10. The question, however, arose before the High Court as to whether in view of this decision, the assessees could carry forward loss from the registered firms in the subsequent year or years. The High Court came to the conclusion that they could not carry forward the loss. Indeed, the Tribunal had earlier stated that if the profits from the unregistered firm were to be set off against the losses of the registered firms, such losses would not be carried forward to the following year, and that that would be contrary to s. 24. The High Court rejected this ground in dealing with the question as to the rate applicable to the other income, and pointed out - and in our view, rightly, that under ss. 14(2) and 16(1)(a) the profits and losses had to be set off against each other, to find out the total income. The High Court, however, held that once losses were set off against profits, they were to that extent absorbed, and that there was nothing to carry forward. This conclusion does not follow. Section 24 provides for a different situation altogether; it provides for the carrying forward of a loss in business to the subsequent year or years till the loss is absorbed in profits, or till it cannot be carried forward any further.

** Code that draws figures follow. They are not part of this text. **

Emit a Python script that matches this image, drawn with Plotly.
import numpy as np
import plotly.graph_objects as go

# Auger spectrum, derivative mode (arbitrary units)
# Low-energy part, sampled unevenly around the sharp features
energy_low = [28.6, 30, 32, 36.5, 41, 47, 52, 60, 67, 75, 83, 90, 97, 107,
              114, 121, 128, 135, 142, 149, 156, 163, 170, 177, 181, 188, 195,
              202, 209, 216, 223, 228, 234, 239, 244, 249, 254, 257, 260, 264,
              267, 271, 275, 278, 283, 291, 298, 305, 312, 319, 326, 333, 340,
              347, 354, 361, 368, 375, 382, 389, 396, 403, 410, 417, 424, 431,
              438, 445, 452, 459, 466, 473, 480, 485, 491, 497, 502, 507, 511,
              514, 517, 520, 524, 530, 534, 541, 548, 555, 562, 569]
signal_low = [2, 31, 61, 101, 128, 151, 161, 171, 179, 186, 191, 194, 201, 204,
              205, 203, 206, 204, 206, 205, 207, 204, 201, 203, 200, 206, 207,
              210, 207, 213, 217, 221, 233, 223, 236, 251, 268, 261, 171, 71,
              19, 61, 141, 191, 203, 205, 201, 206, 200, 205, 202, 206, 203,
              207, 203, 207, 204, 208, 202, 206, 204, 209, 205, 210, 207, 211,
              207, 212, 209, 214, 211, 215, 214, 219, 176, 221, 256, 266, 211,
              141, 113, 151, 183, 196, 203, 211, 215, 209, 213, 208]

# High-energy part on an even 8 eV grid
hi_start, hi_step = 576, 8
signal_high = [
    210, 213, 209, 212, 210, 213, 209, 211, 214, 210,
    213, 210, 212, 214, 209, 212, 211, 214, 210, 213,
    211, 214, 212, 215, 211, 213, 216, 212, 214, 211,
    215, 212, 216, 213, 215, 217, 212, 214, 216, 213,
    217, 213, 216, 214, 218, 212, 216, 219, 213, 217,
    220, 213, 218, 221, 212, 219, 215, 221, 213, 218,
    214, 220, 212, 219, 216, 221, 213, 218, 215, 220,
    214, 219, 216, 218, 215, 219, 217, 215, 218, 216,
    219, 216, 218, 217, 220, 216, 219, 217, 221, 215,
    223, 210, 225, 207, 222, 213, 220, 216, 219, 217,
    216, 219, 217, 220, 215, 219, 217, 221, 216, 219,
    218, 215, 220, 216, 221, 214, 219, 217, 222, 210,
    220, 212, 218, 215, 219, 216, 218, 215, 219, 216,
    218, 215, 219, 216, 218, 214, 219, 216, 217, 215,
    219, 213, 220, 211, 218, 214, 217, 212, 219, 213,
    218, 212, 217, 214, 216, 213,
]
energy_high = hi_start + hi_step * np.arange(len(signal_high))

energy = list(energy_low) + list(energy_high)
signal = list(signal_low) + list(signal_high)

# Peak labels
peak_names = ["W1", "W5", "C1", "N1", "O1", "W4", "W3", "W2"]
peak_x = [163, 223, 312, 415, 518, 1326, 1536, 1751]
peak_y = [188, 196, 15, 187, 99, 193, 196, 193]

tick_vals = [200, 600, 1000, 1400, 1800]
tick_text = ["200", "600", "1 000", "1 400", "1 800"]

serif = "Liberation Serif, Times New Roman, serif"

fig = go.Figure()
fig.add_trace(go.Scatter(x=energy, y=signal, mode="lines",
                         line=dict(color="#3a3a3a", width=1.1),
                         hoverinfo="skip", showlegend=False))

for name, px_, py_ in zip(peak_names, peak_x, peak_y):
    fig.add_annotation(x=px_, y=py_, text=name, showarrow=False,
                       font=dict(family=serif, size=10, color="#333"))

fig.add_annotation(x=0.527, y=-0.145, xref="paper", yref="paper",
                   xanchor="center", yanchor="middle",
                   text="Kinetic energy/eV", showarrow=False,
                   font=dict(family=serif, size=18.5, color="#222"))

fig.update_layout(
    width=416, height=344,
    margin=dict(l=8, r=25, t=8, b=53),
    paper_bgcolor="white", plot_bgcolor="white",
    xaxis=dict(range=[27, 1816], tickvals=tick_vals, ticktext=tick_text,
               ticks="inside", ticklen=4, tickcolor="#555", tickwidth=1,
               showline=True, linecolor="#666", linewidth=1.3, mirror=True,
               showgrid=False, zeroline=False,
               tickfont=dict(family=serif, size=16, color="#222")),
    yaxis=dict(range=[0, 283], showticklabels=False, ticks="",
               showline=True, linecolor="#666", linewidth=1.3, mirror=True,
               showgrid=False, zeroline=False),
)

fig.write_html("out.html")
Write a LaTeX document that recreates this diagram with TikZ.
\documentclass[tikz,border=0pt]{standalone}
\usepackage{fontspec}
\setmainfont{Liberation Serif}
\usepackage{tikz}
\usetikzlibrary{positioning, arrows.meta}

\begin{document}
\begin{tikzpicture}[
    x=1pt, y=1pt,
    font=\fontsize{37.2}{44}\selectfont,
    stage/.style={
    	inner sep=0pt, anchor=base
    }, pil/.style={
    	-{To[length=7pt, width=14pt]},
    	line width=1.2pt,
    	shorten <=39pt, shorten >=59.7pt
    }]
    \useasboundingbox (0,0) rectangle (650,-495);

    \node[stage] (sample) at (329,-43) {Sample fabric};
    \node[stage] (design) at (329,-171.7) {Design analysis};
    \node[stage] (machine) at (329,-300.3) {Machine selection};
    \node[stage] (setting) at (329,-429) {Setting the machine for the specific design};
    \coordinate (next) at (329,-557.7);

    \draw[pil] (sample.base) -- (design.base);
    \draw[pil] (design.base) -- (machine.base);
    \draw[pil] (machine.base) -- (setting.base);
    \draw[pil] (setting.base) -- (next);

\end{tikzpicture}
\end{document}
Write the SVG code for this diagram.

That has little to do with the manner in which the total income of an assessee has to be determined for the purpose of finding out the rate applicable to his income, taxable in the year of assessment. To read the provisions of ss. 14(2) and 16(1)(a) in this extended manner would be to nullify in certain cases s. 24 altogether. Neither is such an intention expressed; nor can it be implied. In our opinion, though the decision of the High Court on the main issue and on one aspect of the question posed for its opinion was correct, it was in error in deciding that the losses of the registered firms could not be carried forward because they had been absorbed by the profits of the unregistered firm.
11. To this extent, the judgment and order of the High Court will stand modified. Subject to that modification, the appeal will be dismissed. In the circumstances of the case, there will be no order as to costs.
12. Appeal dismissed with modification.